Естественно, что при ведении войны, этой «почвы жизни и смерти, пути существования и гибели», китайцы не могли пройти мимо этой астрологии. Как это наблюдалось решительно у всех народов, не только у древних — греков, римлян, древних германцев, галлов и так далее, но и в более поздние времена, у китайцев перед войной, перед сражением «вопрошали светила». Существовала целая сложная система счастливых и несчастливых дней, дней благоприятных для одного действия и неблагоприятных для другого.

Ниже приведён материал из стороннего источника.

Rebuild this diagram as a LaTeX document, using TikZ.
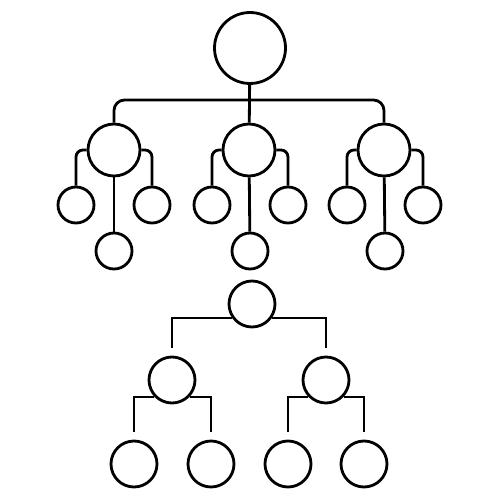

И полководцев древности нередко удерживал от сражения именно «несчастливый день». Таким образом, и это место «Сунь-цзы» может быть понято как указание на необходимость выбирать для войны, для сражения «счастливый день».
Некоторые из комментаторов, как, например, Цзя Линь, так и понимают; другие, как, например, Ду My, объясняя это место, считают необходимым развернуть картину этих представлений о предполагаемой связи небесных явлений с человеческими судьбами, в частности с судьбами войны. Касается этого и упомянутый уже третий знаменитый стратег Древнего Китая — Вэй Ляо-цзы. Его трактат прямо начинается с главы «Небесные чиновники». В ней он коротко излагает некоторые положения древней астрологии. Однако характерно для этой главы, а вместе с тем и для воззрений самого Вэй Ляо-цзы не это, а заключительное место этой главы.
«Чуский полководец Гун Цзы-синь вёл войну с цисцами. Как раз в это время появилась комета, рукоятка которой (комета по своей форме уподобляется китайцами метле. — Н. К.) была обращена в сторону Ци. Приближённые полководца сказали ему: „Та сторона, куда обращена рукоятка, побеждает. Нападать на Ци нельзя“. Гун Цзы-синь ответил: „Комета… что она понимает? Кто дерётся метлой, тот, само собой разумеется, повёртывает её рукояткой и побеждает“. На следующий день он сразился с цисцами и разбил их наголову. Хуан-ди сказал: „Прежде чем обращаться к богам, прежде чем обращаться к демонам, прежде всего обратись к своему собственному уму“. Этими словами он сказал, что все небесные знамения заключаются только в людях и их делах» («Вэй Ляо-цзы», гл. I).